- WHAT YOU SHOULD DO -
Copy out each line of the listing that has the word "this" in it.
**** SOURCE DATA ****
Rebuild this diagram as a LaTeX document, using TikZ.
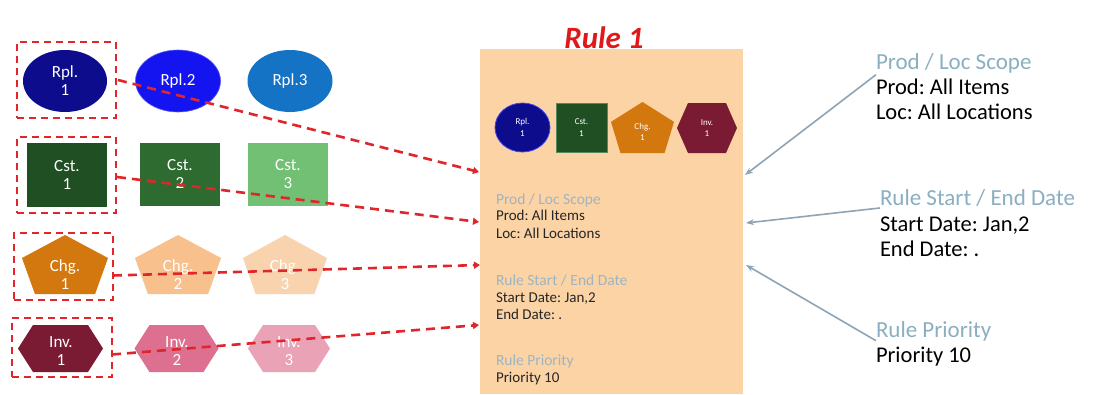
\documentclass[tikz,border=0pt]{standalone}
\usepackage{fontspec}
\setmainfont{Carlito}
\frenchspacing
\usetikzlibrary{shapes.geometric,arrows.meta,calc}
\definecolor{rplA}{HTML}{0C0C8C}
\definecolor{rplB}{HTML}{1414F0}
\definecolor{rplC}{HTML}{1473C4}
\definecolor{cstA}{HTML}{1F4F22}
\definecolor{cstB}{HTML}{2E6B30}
\definecolor{cstC}{HTML}{72C074}
\definecolor{chgA}{HTML}{D2780E}
\definecolor{chgB}{HTML}{F7C08C}
\definecolor{chgC}{HTML}{F9D3AE}
\definecolor{invA}{HTML}{7B1A33}
\definecolor{invB}{HTML}{DD7090}
\definecolor{invC}{HTML}{E9A2B6}
\definecolor{rulefill}{HTML}{FCD3A5}
\definecolor{dashred}{HTML}{E0262A}
\definecolor{titlered}{HTML}{E01818}
\definecolor{arrowgray}{HTML}{8EA4B4}
\definecolor{sidehead}{HTML}{8AAFC0}
\definecolor{boxhead}{HTML}{9FB4C0}
\newcommand\pentshape[5]{% cx cy hw hh colour
  \fill[#5] (#1,{#2-#4}) -- ({#1+#3},{#2-0.22*#4}) -- ({#1+0.7*#3},{#2+#4})
    -- ({#1-0.7*#3},{#2+#4}) -- ({#1-#3},{#2-0.22*#4}) -- cycle;}
\newcommand\hexshape[6]{% cx cy hw hh depth colour
  \fill[#6] ({#1-#3},#2) -- ({#1-#3+#5},{#2-#4}) -- ({#1+#3-#5},{#2-#4})
    -- ({#1+#3},#2) -- ({#1+#3-#5},{#2+#4}) -- ({#1-#3+#5},{#2+#4}) -- cycle;}
\tikzset{
  every node/.style={inner sep=0pt, outer sep=0pt},
  biglabel/.style={text=white, font=\fontsize{17}{18}\selectfont, align=center},
  smalllabel/.style={text=white, font=\fontsize{9}{11.5}\selectfont, align=center},
  selbox/.style={draw=dashred, line width=2.4pt, dash pattern=on 7pt off 5pt},
  redlink/.style={draw=dashred, line width=2.6pt, dash pattern=on 9pt off 6pt,
    -{Triangle[length=6pt,width=7pt]}},
  graylink/.style={draw=arrowgray, line width=1.6pt, -{Stealth[length=8pt,width=6pt]}},
  boxheadtxt/.style={anchor=base west, text=boxhead, font=\fontsize{15.5}{17}\selectfont},
  boxtxt/.style={anchor=base west, text=black!85, font=\fontsize{15}{17}\selectfont},
  sideheadtxt/.style={anchor=base west, text=sidehead, font=\fontsize{23}{25}\selectfont},
  sidetxt/.style={anchor=base west, text=black, font=\fontsize{22.5}{25}\selectfont},
}
\begin{document}
\begin{tikzpicture}[x=1pt,y=-1pt]
\useasboundingbox (0,0) rectangle (1098,394);
\fill[white] (0,0) rectangle (1098,394);

% ---------- rule box ----------
\node[fill=rulefill, minimum width=263pt, minimum height=345pt, anchor=north west] (rule) at (480,49) {};
\node[text=titlered, font=\fontsize{31}{33}\selectfont\bfseries\itshape] (title) at (604,38) {Rule 1};

% ---------- left shapes: Rpl ----------
\node[ellipse, fill=rplA, minimum width=84pt, minimum height=62pt, biglabel] (rpl1) at (65,81) {Rpl.\\1};
\node[ellipse, fill=rplB, draw=rplB!70!white, line width=0.6pt, minimum width=85pt, minimum height=62pt, biglabel] (rpl2) at (178,81) {Rpl.2};
\node[ellipse, fill=rplC, minimum width=85pt, minimum height=62pt, biglabel] (rpl3) at (290,81) {Rpl.3};

% ---------- Cst ----------
\node[fill=cstA, minimum width=80pt, minimum height=64pt, biglabel] (cst1) at (67,175) {Cst.\\1};
\node[fill=cstB, minimum width=80pt, minimum height=63pt, biglabel] (cst2) at (180,174) {Cst.\\2};
\node[fill=cstC, minimum width=80pt, minimum height=63pt, biglabel] (cst3) at (288,174) {Cst.\\3};

% ---------- Chg ----------
\pentshape{65}{264.5}{43}{29.5}{chgA}
\pentshape{178}{264.5}{43}{29.5}{chgB}
\pentshape{285}{264.5}{42}{29.5}{chgC}
\node[biglabel] (chg1) at (65,275) {Chg.\\1};
\node[biglabel] (chg2) at (178,275) {Chg.\\2};
\node[biglabel] (chg3) at (285,275) {Chg.\\3};

% ---------- Inv ----------
\hexshape{60.5}{348.5}{42.5}{23.5}{15}{invA}
\hexshape{176.5}{348.5}{42}{23.5}{15}{invB}
\hexshape{289}{348.5}{41}{23.5}{15}{invC}
\node[biglabel] (inv1) at (61,351) {Inv.\\1};
\node[biglabel] (inv2) at (177,351) {Inv.\\2};
\node[biglabel] (inv3) at (289,351) {Inv.\\3};

% ---------- selection boxes ----------
\node[selbox, minimum width=99pt, minimum height=76pt] (rplbox) at (66.5,80) {};
\node[selbox, minimum width=99pt, minimum height=76pt] (cstbox) at (66.5,175) {};
\node[selbox, minimum width=99pt, minimum height=67pt] (chgbox) at (63.5,266.5) {};
\node[selbox, minimum width=100pt, minimum height=59pt] (invbox) at (62,347.5) {};

% ---------- small shapes in rule box ----------
\node[ellipse, fill=rplA, draw=rplB!80!white, line width=0.8pt, minimum width=55pt, minimum height=49pt, smalllabel] (srpl) at (522.5,127.5) {Rpl.\\1};
\node[fill=cstA, draw=cstB!80!white, line width=0.8pt, minimum width=51pt, minimum height=49pt, smalllabel] (scst) at (581.5,127.5) {Cst.\\1};
\pentshape{642.5}{127.5}{31.5}{25.5}{chgA}
\node[smalllabel] (schg) at (642.5,132) {Chg.\\1};
\hexshape{707}{128}{30}{25}{11}{invA}
\node[smalllabel] (sinv) at (707,128) {Inv.\\1};

% ---------- texts inside rule box ----------
\node[boxheadtxt] (bh1) at (496,204) {Prod / Loc Scope};
\node[boxtxt] (bt1a) at (496,220) {Prod: All Items};
\node[boxtxt] (bt1b) at (496,238) {Loc: All Locations};
\node[boxheadtxt] (bh2) at (496,285) {Rule Start / End Date};
\node[boxtxt] (bt2a) at (496,302) {Start Date: Jan,2};
\node[boxtxt] (bt2b) at (496,319) {End Date: .};
\node[boxheadtxt] (bh3) at (496,365) {Rule Priority};
\node[boxtxt] (bt3a) at (496,382) {Priority 10};

% ---------- side texts ----------
\node[sideheadtxt] (sh1) at (876,69) {Prod / Loc Scope};
\node[sidetxt] (st1a) at (876,94) {Prod: All Items};
\node[sidetxt] (st1b) at (876,119) {Loc: All Locations};
\node[sideheadtxt] (sh2) at (880,205) {Rule Start / End Date};
\node[sidetxt] (st2a) at (880,231) {Start Date: Jan,2};
\node[sidetxt] (st2b) at (880,256) {End Date: .};
\node[sideheadtxt] (sh3) at (876,337) {Rule Priority};
\node[sidetxt] (st3a) at (876,362) {Priority 10};

% ---------- connector end points on the rule box ----------
\coordinate (ra) at (479,172);
\coordinate (rb) at (479,222);
\coordinate (rc) at (480,265);
\coordinate (rd) at (479,325);
\coordinate (ga) at (745,175);
\coordinate (gb) at (746,223);
\coordinate (gc) at (746,265);

% ---------- red dashed connectors ----------
\draw[redlink] ([xshift=2pt]rplbox.east) -- (ra);
\draw[redlink] ([xshift=1pt,yshift=-2pt]cstbox.east) -- (rb);
\draw[redlink] ([yshift=-9pt]chgbox.east) -- (rc);
\draw[redlink] ([yshift=-7pt]invbox.east) -- (rd);

% ---------- gray connectors ----------
\draw[graylink] ([yshift=-2pt]sh1.south west) -- (ga);
\draw[graylink] ([yshift=-2pt]sh2.south west) -- (gb);
\draw[graylink] ([yshift=0pt]sh3.south west) -- (gc);
\end{tikzpicture}
\end{document}
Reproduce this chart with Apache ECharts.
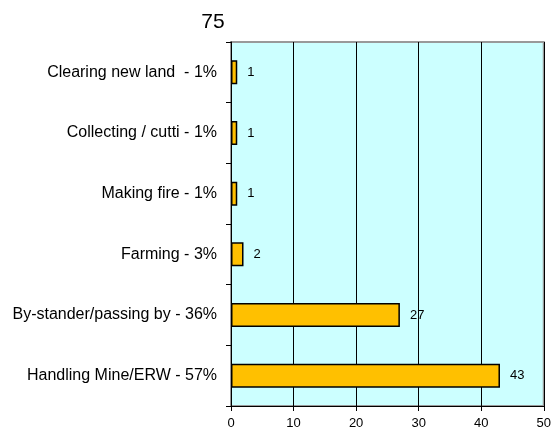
<!DOCTYPE html>
<html><head><meta charset="utf-8">
<script src="https://cdn.jsdelivr.net/npm/echarts@6/dist/echarts.min.js"></script>
<style>html,body{margin:0;padding:0;background:#fff}#c{width:554px;height:430px}</style>
</head><body><div id="c"></div>
<script>
const categories = ["Handling Mine/ERW - 57%", "By-stander/passing by - 36%", "Farming - 3%", "Making fire - 1%", "Collecting / cutti - 1%", "Clearing new land  - 1%"];
const values = [43, 27, 2, 1, 1, 1];
const xTicks = [0, 10, 20, 30, 40, 50];
const titleText = "75";

const chart = echarts.init(document.getElementById('c'));
chart.setOption({
  animation: false,
  title: { text: titleText, left: 208, top: 7, textAlign: 'center',
    textStyle: { fontFamily: 'Liberation Sans', fontSize: 21, fontWeight: 'normal', color: '#000' } },
  grid: { left: 231, right: 7, top: 42, bottom: 24, show: true, backgroundColor: '#ccffff', borderColor: '#999', borderWidth: 2 },
  xAxis: {
    type: 'value', min: xTicks[0], max: xTicks[xTicks.length-1], interval: 10,
    axisLine: { show: true, lineStyle: { color: '#000' } },
    axisTick: { show: true, length: 5, lineStyle: { color: '#000' } },
    axisLabel: { fontFamily: 'Liberation Sans', fontSize: 13, color: '#000', margin: 11 },
    splitLine: { show: true, lineStyle: { color: '#000', width: 1 } }
  },
  yAxis: {
    type: 'category', data: categories,
    axisLine: { show: true, lineStyle: { color: '#000' } },
    axisTick: { show: true, length: 5, lineStyle: { color: '#000' } },
    axisLabel: { fontFamily: 'Liberation Sans', fontSize: 16, color: '#000', margin: 14 }
  },
  series: [{
    type: 'bar', data: values, barWidth: 24,
    itemStyle: { color: '#ffc000', borderColor: '#000', borderWidth: 1.5 },
    label: { show: true, position: 'right', distance: 10, fontFamily: 'Liberation Sans', fontSize: 13, color: '#000' }
  }]
});
</script></body></html>
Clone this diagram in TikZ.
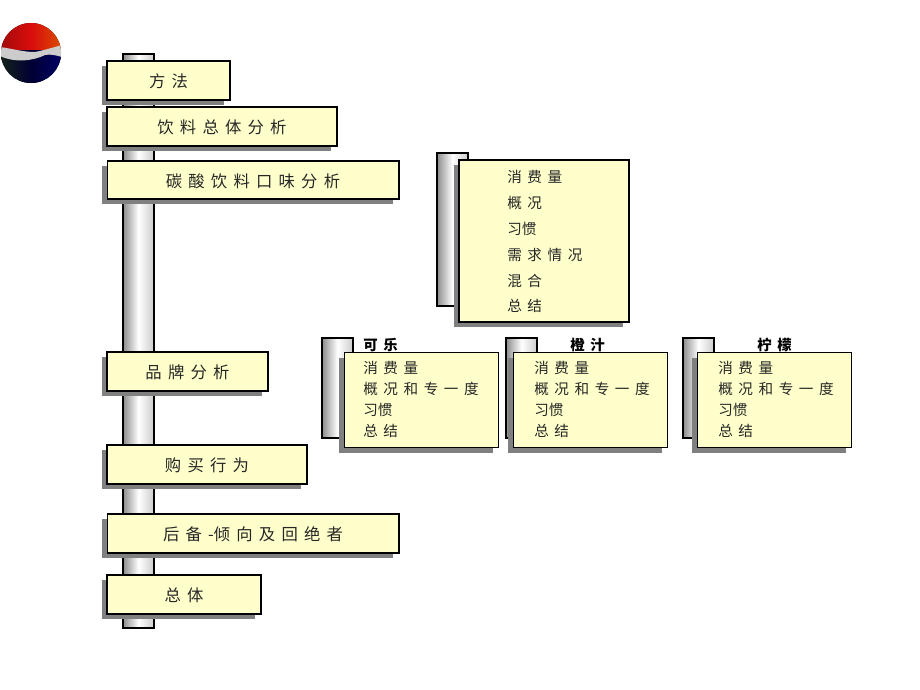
****
- THE REPLY -
Rebuild this diagram as a LaTeX document, using TikZ.
Reproduce this chart with Apache ECharts.
Clone this diagram in TikZ.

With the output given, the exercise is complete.